I heard the sink turn on as he called out, “I talked to your brother today.”

Sean?

My brother was the one beacon of light I had. Things had been even more depressing around here since he’d left for college.

I sat up and peeked in the bathroom. “Is he coming home?”

Sean called or texted me every day, but I hadn’t seen him since Christmas and that seemed like forever ago.

“He has classes, Honey Bug.” My father appeared back in the room with a glass in his hand. “He can’t drop everything to come home.”

Right.

I hung my head and chewed at the frown tugging on my lips. Of course Sean couldn’t come home. He was busy living his life. I should be happy for him. He’d gotten away from here.

My father sighed and swept the hair off my forehead. “I know you miss your brother, but you’ll see him soon enough. And you still have me.”

Which version of him was he referring to?

“Here,” he held out the glass, “drink this. It’ll make you feel better.”

I smiled at the warmth glittering in his eyes and swallowed back the cool water. This man, the one looking at me right now,hewas my father.

“That’s a good girl.” He set the empty glass on my bedside table and sat down on the bed. “Maybe when I get back we could take a trip to that ice cream shop you like?”

That made me smile. We used to have weekly trips to the little stand outside of town, but we hadn’t been there in ages.

“Okay.”

I stretched my arms over my head and yawned. My limbs suddenly felt really heavy.

“You lay down and get some rest.”

Sleep sounded like a fantastic idea. I blinked my heavy lids up at my father and smiled before nestling back into my soft pillow. The stress of the day must’ve finally caught up with me because I was really tired.

When I felt my father’s lips press against my forehead, I was already drifting off.

“Sweet dreams, my little Trojan horse.”

I duckedback into the shadows as the front door swung open and Harper’s old man strode out. The bushes I’d chosen to hide in weren’t the best – someone else might have snuck in through the magnolias where there was more cover and height – but where was the fun in that?

Besides, the last place anyone would expect to find a man my size was in these shrubs. Especially someone like Ned Callaghan.

That motherfucker walked around town in his stuffy three-piece suit with his shoulders rolled back. The only thing better than fucking with some uptight prick was when they didn’t know it was you fucking with them.

I lost count of how many times I listened to Lou rant about some issue, all while smiling behind his back because I was the cause of said issue. If Silas had a stick shoved up his ass, then Lou had the whole damn tree.

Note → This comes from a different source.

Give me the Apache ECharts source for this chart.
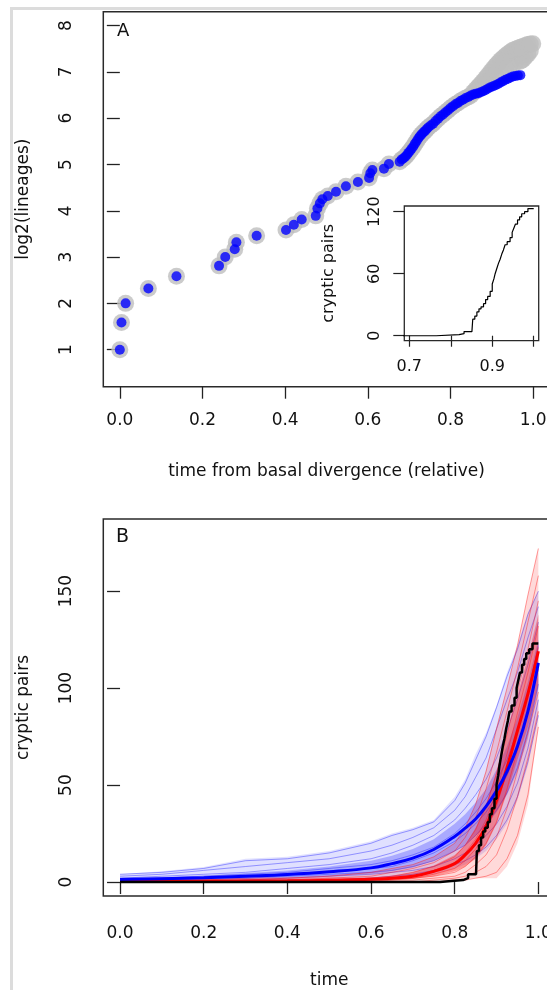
<!DOCTYPE html>
<html><head><meta charset="utf-8">
<script src="https://cdn.jsdelivr.net/npm/echarts@6/dist/echarts.min.js"></script>
<style>html,body{margin:0;padding:0;background:#fff;overflow:hidden}#c{width:600px;height:990px}</style>
</head><body><div id="c"></div>
<script>
// ---------- Panel A : lineage-through-time points ----------
const blueTime = [0.000,0.004,0.014,0.069,0.137,0.240,0.255,0.278,0.282,0.331,0.402,0.421,0.440,0.474,0.478,0.484,0.490,0.503,0.523,0.547,0.576,0.603,0.606,0.611,0.639,0.651,0.677,
0.682,0.686,0.690,0.694,0.698,0.702,0.706,0.710,0.714,0.718,0.722,0.726,0.730,0.734,0.738,0.742,0.746,
0.752,0.758,0.764,0.770,0.776,0.782,0.788,0.794,0.800,0.806,0.812,0.818,0.824,0.830,0.836,0.843,0.849,0.855,0.861,0.867,0.873,0.879,0.885,0.891,0.897,0.903,0.909,0.915,0.921,0.927,0.933,0.939,0.945,0.951,0.957,0.963,0.969];
const blueLog2 = [1.00,1.585,2.00,2.32,2.585,2.81,3.00,3.17,3.32,3.46,3.585,3.70,3.81,3.89,4.05,4.16,4.25,4.32,4.41,4.53,4.62,4.71,4.81,4.88,4.91,5.01,5.06,
5.11,5.13,5.16,5.20,5.25,5.29,5.34,5.39,5.45,5.50,5.56,5.61,5.65,5.69,5.72,5.76,5.80,
5.84,5.88,5.94,5.99,6.04,6.08,6.13,6.17,6.22,6.26,6.30,6.33,6.37,6.40,6.43,6.46,6.49,6.51,6.53,6.54,6.56,6.58,6.61,6.64,6.67,6.69,6.71,6.74,6.77,6.80,6.83,6.85,6.88,6.90,6.91,6.92,6.93];
// gray cloud (trees incl. cryptic lineages): shares blue early part, then spreads upward
const grayShareUntil = 0.85;
const grayUpperTime = [0.855,0.861,0.867,0.873,0.879,0.885,0.891,0.897,0.903,0.909,0.915,0.921,0.927,0.933,0.939,0.945,0.951,0.957,0.963,0.969,0.975,0.981,0.987,0.993,0.999];
const grayUpperLog2 = [6.56,6.62,6.68,6.74,6.80,6.86,6.93,7.00,7.07,7.13,7.19,7.25,7.30,7.35,7.39,7.43,7.47,7.49,7.51,7.53,7.55,7.57,7.59,7.60,7.61];
const grayMidTime = [0.861,0.873,0.885,0.897,0.909,0.921,0.933,0.945,0.957,0.969,0.975,0.981,0.987,0.993];
const grayMidLog2 = [6.58,6.65,6.74,6.84,6.92,7.01,7.09,7.16,7.20,7.23,7.26,7.32,7.38,7.45];
const aTicksX = [0,0.2,0.4,0.6,0.8,1.0];
const aTicksY = [1,2,3,4,5,6,7,8];

// ---------- observed cryptic pairs (inset + panel B black line) ----------
const obsTime  = [0,0.765,0.82,0.832,0.851,0.853,0.858,0.863,0.868,0.873,0.879,0.884,0.889,0.895,0.900,0.904,0.907,0.911,0.915,0.919,0.923,0.927,0.931,0.936,0.943,0.948,0.952,0.956,0.961,0.966,0.971,0.978,0.986,1.0];
const obsPairs = [0,1,2,4,5,16,19,23,26,28,31,35,38,43,50,55,60,65,70,74,79,83,88,91,95,100,104,108,112,115,118,120,123,123];
const insetTicksX = [0.7,0.8,0.9,1.0];
const insetLabelsX = [0.7,0.9];
const insetTicksY = [0,60,120];

// ---------- Panel B : simulations ----------
const simTime  = [0,0.1,0.2,0.3,0.4,0.5,0.6,0.65,0.7,0.75,0.8,0.825,0.85,0.875,0.9,0.925,0.95,0.975,1.0];
const blueMean = [1.3,1.7,2.2,3.0,3.9,5.3,7.3,9.5,12.3,16.8,23.5,27.8,32.5,39,47,57,70,88,113];
const redMean  = [0.3,0.35,0.4,0.5,0.6,0.9,1.4,2.0,3.0,5.5,9.5,14,20,29,42,59,78,97,119];
const blueHigh = [4,5.6,7.7,12,13,16,21,25,28,32,44,53,66,77,91,108,122,139,150];
const blueLow  = [0,0,0,0.5,0.5,1,1.5,2,3,4,7,9,12,16,22,30,42,60,85];
const blueQ3   = [2,2.6,3.4,4.6,6,8,11,13.5,17,22,30,35,41,48,58,70,85,103,125];
const blueQ1   = [0.5,0.8,1.1,1.6,2.2,3,4.3,5.5,7.5,11,16,19,24,29,36,45,57,74,100];
const redHigh  = [1,1,1.5,2,2.5,3.5,5,7,9,13,20,28,40,58,80,100,122,148,172];
const redLow   = [0,0,0,0,0,0,0,0,0,0.5,1,1.5,2,2,2,8,20,40,80];
const redQ3    = [0.5,0.6,0.7,0.9,1.1,1.6,2.4,3.3,5,8.5,14,19,28,40,57,77,96,116,138];
const redQ1    = [0,0.1,0.1,0.2,0.2,0.4,0.7,1,1.6,3,5.5,8,12,19,30,46,63,80,102];
const blueSims = [
 [4,5,7,11,12,15,20,24,27,31,42,51,63,75,90,106,120,138,150],
 [3,4,6,8,10,12,16,19,23,28,37,44,54,64,79,94,108,126,142],
 [2,3,4,5,7,9,12,15,19,24,32,38,45,53,64,78,94,112,134],
 [2,2,3,4,5,7,9,11,14,18,25,30,36,43,52,63,78,97,122],
 [1,2,2,3,4,5,7,8,11,15,21,25,30,36,44,55,69,88,112],
 [1,1,2,2,3,4,5,6,8,11,16,19,24,30,37,46,59,78,102],
 [0,1,1,1,2,3,4,5,6,8,12,15,19,24,30,39,51,69,94],
 [0,0,0,1,1,1,2,3,4,6,9,11,14,18,24,32,44,62,86]
];
const redSims = [
 [1,1,1,2,2,3,5,7,9,13,20,28,40,57,79,100,122,148,172],
 [1,1,1,1,2,2,3,5,7,10,16,23,33,48,67,88,110,134,158],
 [0,0,1,1,1,2,2,3,5,8,13,19,27,39,56,76,98,120,145],
 [0,0,0,1,1,1,2,2,3,6,10,15,22,32,47,66,87,108,132],
 [0,0,0,0,1,1,1,2,2,4,7,11,17,26,39,57,77,98,121],
 [0,0,0,0,0,1,1,1,2,3,5,8,13,20,31,48,68,88,110],
 [0,0,0,0,0,0,0,1,1,2,3,5,9,14,23,38,57,77,98],
 [0,0,0,0,0,0,0,0,0,1,2,3,5,8,14,27,44,64,88],
 [0,0,0,0,0,0,0,0,0,0,1,1,2,3,5,12,24,45,80]
];
const bTicksX = [0,0.2,0.4,0.6,0.8,1.0];
const bTicksY = [0,50,100,150];

// ---------- build ----------
const FONT = 'DejaVu Sans';
const INK = '#111';
const zip = (a, b) => a.map((v, i) => [v, b[i]]);

const bluePts = zip(blueTime, blueLog2);
const grayPts = bluePts.filter(p => p[0] <= grayShareUntil)
  .concat(zip(grayMidTime, grayMidLog2), zip(grayUpperTime, grayUpperLog2));

function xAxisCfg(grid, min, max, ticks, labels, opts) {
  return Object.assign({
    gridIndex: grid, type: 'value', min: min, max: max,
    axisLine: {show: false}, splitLine: {show: false},
    axisTick: {show: true, inside: false, length: 12, customValues: ticks, lineStyle: {color: '#222', width: 1.3}},
    axisLabel: {customValues: labels, formatter: v => v.toFixed(1), fontSize: 17, fontFamily: FONT, color: INK, margin: 25},
    nameLocation: 'middle', nameTextStyle: {fontSize: 17, fontFamily: FONT, color: INK}
  }, opts);
}
function yAxisCfg(grid, min, max, ticks, opts) {
  return Object.assign({
    gridIndex: grid, type: 'value', min: min, max: max,
    axisLine: {show: false}, splitLine: {show: false},
    axisTick: {show: true, inside: false, length: 13, customValues: ticks, lineStyle: {color: '#222', width: 1.3}},
    axisLabel: {customValues: ticks, rotate: 90, fontSize: 17, fontFamily: FONT, color: INK, margin: 28},
    nameLocation: 'middle', nameRotate: 90, nameTextStyle: {fontSize: 17, fontFamily: FONT, color: INK}
  }, opts);
}
function band(low, high, color, z) {
  return {
    type: 'custom', xAxisIndex: 2, yAxisIndex: 2, data: [0], silent: true, z: z,
    renderItem: (params, api) => {
      const pts = [];
      for (let i = 0; i < simTime.length; i++) pts.push(api.coord([simTime[i], high[i]]));
      for (let i = simTime.length - 1; i >= 0; i--) pts.push(api.coord([simTime[i], low[i]]));
      return {type: 'polygon', shape: {points: pts}, style: {fill: color}};
    }
  };
}
function simLine(vals, color, z) {
  return {type: 'line', xAxisIndex: 2, yAxisIndex: 2, data: zip(simTime, vals), symbol: 'none', silent: true, z: z,
    lineStyle: {color: color, width: 1}};
}

const gridStyle = {show: true, borderColor: '#2a2a2a', borderWidth: 1.5, backgroundColor: 'transparent'};

const series = [
  {type: 'scatter', xAxisIndex: 0, yAxisIndex: 0, data: grayPts, symbolSize: 17, itemStyle: {color: '#bebebe'}, z: 2, silent: true},
  {type: 'scatter', xAxisIndex: 0, yAxisIndex: 0, data: bluePts, symbolSize: 10, itemStyle: {color: '#0000ff'}, z: 3, silent: true},
  {type: 'line', xAxisIndex: 1, yAxisIndex: 1, data: zip(obsTime, obsPairs), step: 'end', symbol: 'none', lineStyle: {color: '#000', width: 1.2}, z: 3, silent: true},
  band(blueLow, blueHigh, 'rgba(0,0,255,0.12)', 1),
  band(blueQ1, blueQ3, 'rgba(0,0,255,0.24)', 1)
];
blueSims.forEach(s => series.push(simLine(s, 'rgba(30,30,255,0.42)', 2)));
series.push(band(redLow, redHigh, 'rgba(255,0,0,0.15)', 3));
series.push(band(redQ1, redQ3, 'rgba(255,0,0,0.32)', 3));
redSims.forEach(s => series.push(simLine(s, 'rgba(255,20,20,0.42)', 4)));
series.push({type: 'line', xAxisIndex: 2, yAxisIndex: 2, data: zip(simTime, redMean), smooth: 0.4, symbol: 'none', lineStyle: {color: '#ff0000', width: 3}, z: 5, silent: true});
series.push({type: 'line', xAxisIndex: 2, yAxisIndex: 2, data: zip(simTime, blueMean), smooth: 0.4, symbol: 'none', lineStyle: {color: '#0000ff', width: 3}, z: 6, silent: true});
series.push({type: 'line', xAxisIndex: 2, yAxisIndex: 2, data: zip(obsTime, obsPairs), step: 'end', symbol: 'none', lineStyle: {color: '#000', width: 2.5}, z: 7, silent: true});

const option = {
  animation: false,
  backgroundColor: '#fff',
  textStyle: {fontFamily: FONT},
  grid: [
    Object.assign({left: 103.3, top: 11.7, width: 446.4, height: 375}, gridStyle),
    Object.assign({left: 404.3, top: 206, width: 134.4, height: 134.7}, gridStyle, {borderWidth: 1.3}),
    Object.assign({left: 103.3, top: 519, width: 451.8, height: 379.3}, gridStyle)
  ],
  xAxis: [
    xAxisCfg(0, -0.04, 1.04, aTicksX, aTicksX, {name: 'time from basal divergence (relative)', nameGap: 76}),
    xAxisCfg(1, 0.688, 1.012, insetTicksX, insetLabelsX, {axisTick: {show: true, length: 11, customValues: insetTicksX, lineStyle: {color: '#222', width: 1.2}},
      axisLabel: {customValues: insetLabelsX, formatter: v => v.toFixed(1), fontSize: 16, fontFamily: FONT, color: INK, margin: 18}}),
    xAxisCfg(2, -0.04, 1.04, bTicksX, bTicksX, {name: 'time', nameGap: 76, axisLabel: {customValues: bTicksX, formatter: v => v.toFixed(1), fontSize: 17, fontFamily: FONT, color: INK, margin: 29}})
  ],
  yAxis: [
    yAxisCfg(0, 0.2, 8.3, aTicksY, {name: 'log2(lineages)', nameGap: 71}),
    yAxisCfg(1, -4.8, 125.5, insetTicksY, {name: 'cryptic pairs', nameGap: 67, nameTextStyle: {fontSize: 16, fontFamily: FONT, color: INK},
      axisTick: {show: true, length: 11, customValues: insetTicksY, lineStyle: {color: '#222', width: 1.2}},
      axisLabel: {customValues: insetTicksY, rotate: 90, fontSize: 16, fontFamily: FONT, color: INK, margin: 21}}),
    yAxisCfg(2, -7.2, 187.2, bTicksY, {name: 'cryptic pairs', nameGap: 71})
  ],
  graphic: [
    {type: 'line', shape: {x1: 11.5, y1: 8.5, x2: 11.5, y2: 990}, style: {stroke: '#dcdcdc', lineWidth: 3}, silent: true},
    {type: 'line', shape: {x1: 10, y1: 8.5, x2: 600, y2: 8.5}, style: {stroke: '#dcdcdc', lineWidth: 3}, silent: true},
    {type: 'text', left: 117, top: 22, style: {text: 'A', font: '18px "DejaVu Sans"', fill: INK}, silent: true},
    {type: 'text', left: 116, top: 528, style: {text: 'B', font: '19px "DejaVu Sans"', fill: INK}, silent: true}
  ],
  series: series
};
const chart = echarts.init(document.getElementById('c'), null, {renderer: 'canvas'});
chart.setOption(option);
</script>
</body></html>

Asshole practically strip-searched me every time I left the house. Acting like he was all worried that I was back on the sauce. I was – took my first drink three days out of rehab. It wasn’t like I drank everyday or anything, but I know what Lou and my brother would say.

They’d sit me down and give me some lecture about all that wasted effort. ‘You spent all that time getting clean, Mase. Why would you wreck that?’

Personally, I thought rehab was a fucking joke. Every time we were forced to sit around and listen to some asshole talk about his bullshit problems, I wanted to slit my damn throat. Unfortunately for the doctors at Cedarbrea Addiction Clinic, I grew up with two world class manipulators.

Three months was all it took for me to play those pricks, and they weren’t the only ones. My supposed father and brother had no clue about my extracurricular activities.

Looks like I was better than Lou’s little golden boy at something after all. I did kick the drugs though, so I suppose it wasn’t a complete waste.